The admin team at the Würzburg Helmholtz Institute (HIRI)

Behind the scenes of science

Why an open doors policy is essential

If you were to ask Alice Hohn what scientists need to be able to work, you would get a short but definite answer: “Enough space,” the head of administration remarks jokingly, but hinting at the truth. The Helmholtz Institute for RNA-based Infection Research (HIRI) is currently housed on the university's premises until the construction of its own building is completed. “But it is becoming increasingly cramped for HIRI’s employees”, Alice Hohn says.

Since its foundation, the HIRI has grown substantially. In the beginning, the institute employed twelve people. More than 100 people are now working at the HIRI. Everyone is eagerly awaiting the new building. After its completion, the new institute building will accommodate around 120 researchers on approximately 4,200 square meters of floor space and offer optimal research conditions. A modern infrastructure will be created with laboratories, seminar and meeting rooms, as well as numerous open communication and work areas to facilitate scientific exchange. “Outstanding research needs a well-functioning administration,” Alice Hohn says. “Behind the scenes, we ensure that everything runs smoothly, so that our scientists can do what they are really passionate about: research.”

“Behind the scenes, we ensure that everything runs smoothly, so that our scientists can do what they are really passionate about: research.”

Alice Hohn

Handling general administrative processes, press relations, IT matters and facility services as well as research and laboratory management, the HIRI administration is a true all-rounder. The key is to be always flexible and to act quickly. For example, the team may be required to provide advice and assistance when it comes to preparing official documents for local authorities, organizing childcare, or finding an apartment.

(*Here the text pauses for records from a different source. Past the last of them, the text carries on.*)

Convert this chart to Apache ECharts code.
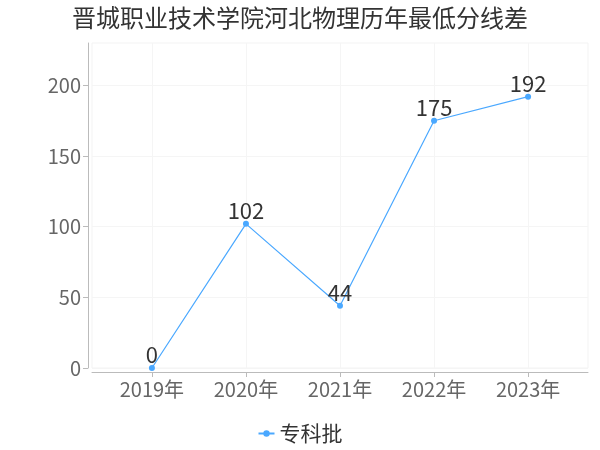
<!DOCTYPE html>
<html>
<head>
<meta charset="utf-8">
<script src="https://cdn.jsdelivr.net/npm/echarts@6/dist/echarts.min.js"></script>
<style>html,body{margin:0;padding:0;background:#fff;}#c{width:600px;height:450px;}</style>
</head>
<body>
<div id="c"></div>
<script>
var titleText = '晋城职业技术学院河北物理历年最低分线差';
var categories = ['2019年', '2020年', '2021年', '2022年', '2023年'];
var seriesName = '专科批';
var values = [0, 102, 44, 175, 192];
var yTicks = [0, 50, 100, 150, 200];

var idx = categories.map(function (c, i) { return i; });
var FONT = '"Noto Sans CJK SC", "Noto Sans", sans-serif';
var chart = echarts.init(document.getElementById('c'), null, { renderer: 'canvas' });
chart.setOption({
  backgroundColor: '#fff',
  animation: false,
  title: {
    text: titleText, left: 'center', top: 1,
    textStyle: { fontSize: 24, fontWeight: 'normal', color: '#333', fontFamily: FONT }
  },
  legend: {
    data: [seriesName], bottom: 1, left: 'center',
    itemWidth: 16, itemHeight: 8,
    textStyle: { fontSize: 21, color: '#333', fontFamily: FONT }
  },
  grid: {
    left: 92, right: 12, top: 43, bottom: 82,
    show: true, borderColor: '#f3f3f3', borderWidth: 1
  },
  xAxis: {
    type: 'value', min: -0.637, max: 4.637, offset: 4,
    axisLine: { show: true, onZero: false, lineStyle: { color: '#bbb' } },
    axisTick: { show: true, customValues: idx, lineStyle: { color: '#bbb' } },
    axisLabel: {
      customValues: idx, fontSize: 20, color: '#666', fontFamily: FONT, margin: 7,
      formatter: function (v) { return categories[Math.round(v)]; }
    },
    splitLine: { show: true, lineStyle: { color: '#f5f5f5' } }
  },
  yAxis: {
    type: 'value', min: 0, max: 230, offset: 4,
    axisLine: { show: true, onZero: false, lineStyle: { color: '#bbb' } },
    axisTick: { show: true, customValues: yTicks, lineStyle: { color: '#bbb' } },
    axisLabel: { customValues: yTicks, fontSize: 20, color: '#666', fontFamily: FONT, margin: 7 },
    splitLine: { show: true, lineStyle: { color: '#f5f5f5' } }
  },
  series: [{
    name: seriesName, type: 'line',
    data: values.map(function (v, i) { return [i, v]; }),
    symbol: 'circle', symbolSize: 6,
    itemStyle: { color: '#4aa8ff' },
    lineStyle: { color: '#4aa8ff', width: 1.2 },
    label: {
      show: true, position: 'top', distance: -1, fontSize: 22, color: '#333', fontFamily: FONT,
      formatter: function (p) { return p.value[1]; }
    }
  }]
});
</script>
</body>
</html>
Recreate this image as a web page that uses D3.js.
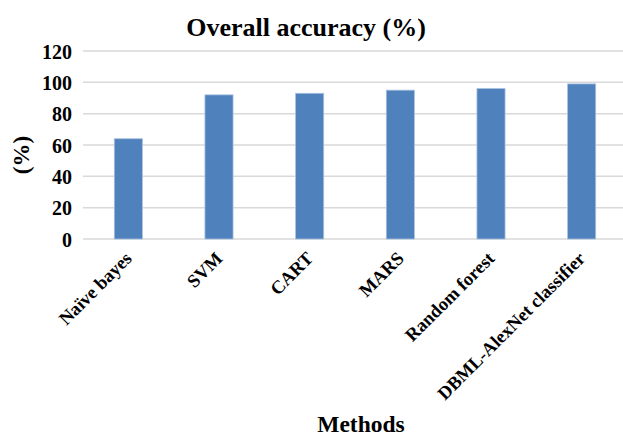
<!DOCTYPE html>
<html><head><meta charset="utf-8">
<script src="https://cdn.jsdelivr.net/npm/d3@7"></script>
<style>body{margin:0;background:#fff}svg{display:block}</style>
</head><body><svg id="c" width="623" height="436"></svg>
<script>
const categories = ["Naïve bayes","SVM","CART","MARS","Random forest","DBML-AlexNet classifier"];
const values = [64, 92, 93, 95, 96, 99];
const yTicks = [0,20,40,60,80,100,120];
const title = "Overall accuracy (%)";
const xTitle = "Methods";
const yTitle = "(%)";

const svg = d3.select("#c");
const font = "'Liberation Serif','Times New Roman',serif";
const x = d3.scaleBand().domain(categories).range([83, 627]).paddingInner(0.69).paddingOuter(0.345);
const y = d3.scaleLinear().domain([0,120]).range([239, 51]);

// gridlines
svg.append("g").selectAll("line").data(yTicks).join("line")
  .attr("x1", 83).attr("x2", 623)
  .attr("y1", d=>y(d)).attr("y2", d=>y(d))
  .attr("stroke", "#d9d9d9").attr("stroke-width", 1.5);

// y axis labels
const ya = svg.append("g").attr("transform","translate(72,0)")
  .call(d3.axisLeft(y).tickValues(yTicks).tickSize(0).tickPadding(0));
ya.select(".domain").remove();
ya.selectAll("text").attr("font-family", font).attr("font-weight","bold")
  .attr("font-size", 20).attr("fill","#000").attr("dy","0.35em");

// bars
svg.append("g").selectAll("rect").data(values).join("rect")
  .attr("x", (d,i)=>x(categories[i])).attr("width", x.bandwidth())
  .attr("y", d=>y(d)).attr("height", d=>y(0)-y(d))
  .attr("fill", "#4f81bd").attr("stroke","#a9c1e0").attr("stroke-width",0.8);

// x labels
const xa = svg.append("g").attr("transform","translate(0,"+(y(0)+16)+")")
  .call(d3.axisBottom(x).tickSize(0).tickPadding(0));
xa.select(".domain").remove();
xa.selectAll("text").attr("font-family", font).attr("font-weight","bold")
  .attr("font-size", 18.5).attr("fill","#000")
  .attr("text-anchor","end").attr("dy","0.35em").attr("dx","0")
  .attr("transform","translate(0,0) rotate(-45)");

// titles
svg.append("text").attr("x", 306).attr("y", 36).attr("text-anchor","middle")
  .attr("font-family", font).attr("font-weight","bold").attr("font-size", 26).text(title);
svg.append("text").attr("x", 361).attr("y", 432).attr("text-anchor","middle")
  .attr("font-family", font).attr("font-weight","bold").attr("font-size", 23.5).text(xTitle);
svg.append("text").attr("transform","translate(29,155) rotate(-90)").attr("text-anchor","middle")
  .attr("font-family", font).attr("font-weight","bold").attr("font-size", 23).text(yTitle);
</script></body></html>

“We have a strong ‘can-do’ spirit. We are a small but well-coordinated team of all ages,” says Alice Hohn. The HIRI is not only training the next generation of researchers but meanwhile also an IT apprentice. Those who do not want to start an apprenticeship or enroll at a university right after school, can do a voluntary year in science at the HIRI. These volunteers provide support to the administration and have the opportunity to gain insight into working in a laboratory.

At the HIRI, research and administration fit seamlessly together. One reason is that the doors are always open and the distances are short, although not in the truest sense of the word: the corridor that connects all offices and labs is 160 meters long. Here, the HIRI scooter provides a solution—and, of course, the scooter will be moving into the new building as well.